Gunmen Shergar from a stud farm owned by the Aga Khan in County Kildare, Ireland. The five-year-old thoroughbred stallion, named European horse of the year in 1981, was worth $13.5 million and commanded stud fees of approximately $100,000.
On the night of the heist, armed men arrived at the home of one of Shergar’s grooms, James Fitzpatrick, and forced him to lead them to the horse and help load him onto a trailer. The kidnappers dropped Fitzpatrick on a remote road later that night and then demanded a ransom of more than $2 million for Shergar’s return.
Negotiations with the kidnappers were short-lived and fruitless. Despite a highly publicized search by authorities, Shergar was never seen again and no ransom was paid. The case was never solved, although there were a variety of theories about the identity of the kidnappers. The most popular one held that the Irish Republican Army stole the animal in order to raise money for weapons, but ended up killing him in a panic because he was too difficult to handle. Former IRA member Sean O’Callaghan supported this theory in his book The Informer.

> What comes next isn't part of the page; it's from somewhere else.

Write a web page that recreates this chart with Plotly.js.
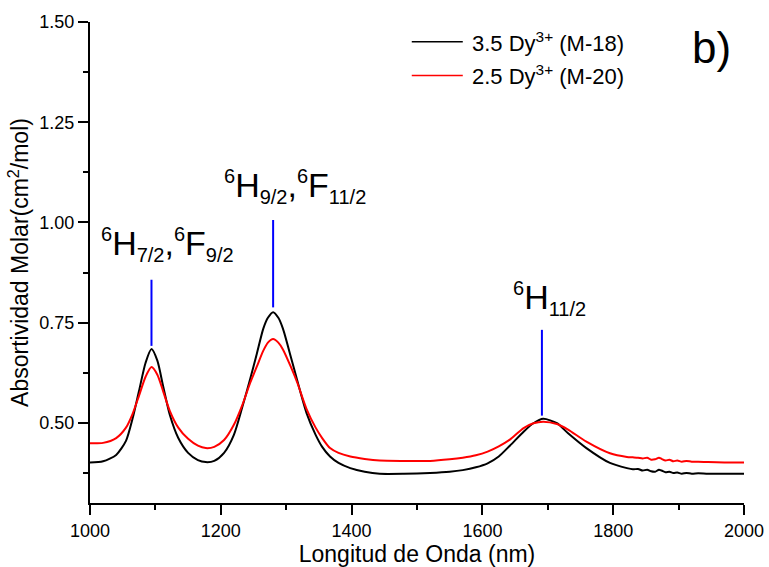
<!DOCTYPE html>
<html>
<head>
<meta charset="utf-8">
<script src="https://cdn.plot.ly/plotly-3.0.1.min.js"></script>
<style>html,body{margin:0;padding:0;background:#fff;}#chart{width:769px;height:567px;}</style>
</head>
<body>
<div id="chart"></div>
<script>
// Wavelength (nm)
const wavelength = [1000,1020,1040,1055,1065,1075,1085,1094,1103,1112,1122,1135,1150,1165,1177,1190,1205,1220,1233,1245,1255,1265,1272,1280,1288,1295,1307,1317,1331,1345,1355,1367,1380,1398,1420,1443,1480,1520,1550,1570,1590,1608,1625,1642,1663,1678,1693,1714,1731,1759,1795,1821,1830,1838,1845,1852,1858,1864,1870,1874,1880,1886,1892,1898,1905,1912,1920,1930,1945,1970,2000];
// 3.5 Dy3+ (M-18)
const seriesM18 = [0.401,0.404,0.420,0.455,0.510,0.580,0.650,0.684,0.655,0.590,0.520,0.462,0.425,0.407,0.402,0.405,0.425,0.470,0.540,0.610,0.672,0.735,0.762,0.776,0.762,0.735,0.665,0.605,0.525,0.470,0.440,0.416,0.400,0.387,0.378,0.373,0.373,0.375,0.378,0.382,0.389,0.399,0.416,0.443,0.478,0.499,0.510,0.499,0.474,0.437,0.400,0.387,0.384,0.385,0.381,0.383,0.379,0.378,0.383,0.381,0.377,0.378,0.375,0.376,0.373,0.375,0.373,0.374,0.373,0.373,0.373];
// 2.5 Dy3+ (M-20)
const seriesM20 = [0.449,0.450,0.462,0.488,0.522,0.568,0.615,0.639,0.620,0.578,0.530,0.488,0.460,0.443,0.437,0.440,0.457,0.495,0.545,0.600,0.640,0.680,0.700,0.709,0.700,0.683,0.640,0.600,0.535,0.488,0.462,0.437,0.425,0.416,0.410,0.406,0.405,0.405,0.409,0.413,0.419,0.428,0.441,0.458,0.487,0.499,0.503,0.497,0.483,0.453,0.424,0.415,0.414,0.413,0.411,0.413,0.408,0.409,0.413,0.410,0.406,0.408,0.404,0.406,0.403,0.405,0.403,0.403,0.402,0.401,0.401];
const seriesNames = ['3.5 Dy<sup>3+</sup> (M-18)', '2.5 Dy<sup>3+</sup> (M-20)'];
// Transition markers
const bandX = [1094, 1280, 1691];
const bandLow = [0.692, 0.788, 0.518];
const bandHigh = [0.857, 1.006, 0.732];
const S = (t) => '<span style="font-size:20px">' + t + '</span>';
const bandLabels = [
  '<sup>' + S('6') + '</sup>H<sub>' + S('7/2') + '</sub>,<sup>' + S('6') + '</sup>F<sub>' + S('9/2') + '</sub>',
  '<sup>' + S('6') + '</sup>H<sub>' + S('9/2') + '</sub>,<sup>' + S('6') + '</sup>F<sub>' + S('11/2') + '</sub>',
  '<sup>' + S('6') + '</sup>H<sub>' + S('11/2') + '</sub>'
];
const labelX = [1118, 1313, 1703];
const labelY = [0.944, 1.090, 0.810];
const yTickVals = [0.50, 0.75, 1.00, 1.25, 1.50];
const yTickText = ['0.50', '0.75', '1.00', '1.25', '1.50'];
const xTickVals = [1000, 1200, 1400, 1600, 1800, 2000];

const font = 'Liberation Sans, Arial, sans-serif';

const traces = [
  {x: wavelength, y: seriesM18, type: 'scatter', mode: 'lines', name: seriesNames[0],
   line: {color: '#000000', width: 2, shape: 'spline', smoothing: 0.7}, showlegend: false},
  {x: wavelength, y: seriesM20, type: 'scatter', mode: 'lines', name: seriesNames[1],
   line: {color: '#ff0000', width: 2, shape: 'spline', smoothing: 0.7}, showlegend: false}
];

const shapes = [];
const annotations = [];
for (let i = 0; i < bandX.length; i++) {
  shapes.push({type: 'line', xref: 'x', yref: 'y', x0: bandX[i], x1: bandX[i], y0: bandLow[i], y1: bandHigh[i],
               line: {color: '#0000ff', width: 2}});
  annotations.push({xref: 'x', yref: 'y', x: labelX[i], y: labelY[i], text: bandLabels[i], showarrow: false,
                    xanchor: 'center', yanchor: 'middle', font: {family: font, size: 34, color: '#000'}});
}
// manual legend
const legColors = ['#000000', '#ff0000'];
const legY = [0.959, 0.889];
for (let i = 0; i < 2; i++) {
  shapes.push({type: 'line', xref: 'paper', yref: 'paper', x0: 0.492, x1: 0.570, y0: legY[i], y1: legY[i],
               line: {color: legColors[i], width: 1.5}});
  annotations.push({xref: 'paper', yref: 'paper', x: 0.581, y: legY[i], text: seriesNames[i], showarrow: false,
                    xanchor: 'left', yanchor: 'middle', font: {family: font, size: 22, color: '#000'}});
}
annotations.push({xref: 'paper', yref: 'paper', x: 0.950, y: 0.946, text: 'b)', showarrow: false,
                  xanchor: 'center', yanchor: 'middle', font: {family: font, size: 44, color: '#000'}});

const layout = {
  width: 769, height: 567,
  margin: {l: 90, r: 25, t: 22, b: 64},
  paper_bgcolor: '#ffffff', plot_bgcolor: '#ffffff',
  font: {family: font, color: '#000'},
  showlegend: false,
  xaxis: {
    range: [1000, 2000], tickvals: xTickVals, ticks: 'outside', ticklen: 10, tickwidth: 2, tickcolor: '#000',
    showline: true, linewidth: 2, linecolor: '#000', showgrid: false, zeroline: false,
    tickfont: {family: font, size: 18, color: '#000'},
    minor: {ticks: 'outside', ticklen: 5, tickwidth: 2, tickcolor: '#000', dtick: 100, showgrid: false},
    title: {text: 'Longitud de Onda (nm)', font: {family: font, size: 23, color: '#000'}, standoff: 6},
    automargin: false
  },
  yaxis: {
    range: [0.3, 1.5], tickvals: yTickVals, ticktext: yTickText, ticks: 'outside', ticklen: 10, tickwidth: 2, tickcolor: '#000',
    showline: true, linewidth: 2, linecolor: '#000', showgrid: false, zeroline: false,
    tickfont: {family: font, size: 18, color: '#000'},
    minor: {ticks: 'outside', ticklen: 5, tickwidth: 2, tickcolor: '#000', tickvals: [0.375, 0.625, 0.875, 1.125, 1.375], showgrid: false},
    title: {text: 'Absortividad Molar(cm<sup>2</sup>/mol)', font: {family: font, size: 23, color: '#000'}, standoff: 4},
    automargin: false
  },
  shapes: shapes,
  annotations: annotations
};

Plotly.newPlot('chart', traces, layout, {staticPlot: true, displayModeBar: false});
</script>
</body>
</html>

Another famous horse-napping was that of Canadian-bred Fanfreluche from Claiborne Farm in Paris, Kentucky, in June 1977. The race horse, who was in foal at the time to 1973 Triple Crown winner Secretariat, was successfully recovered in another part of the state in December 1977. She was being cared for and used as a riding horse by a farmer who said he found the thoroughbred walking along a road. A Kentucky man was later convicted for the theft. Fanfreluche gave birth to Sain et Sauf (Safe and Sound) several months later and died of old age in 1999.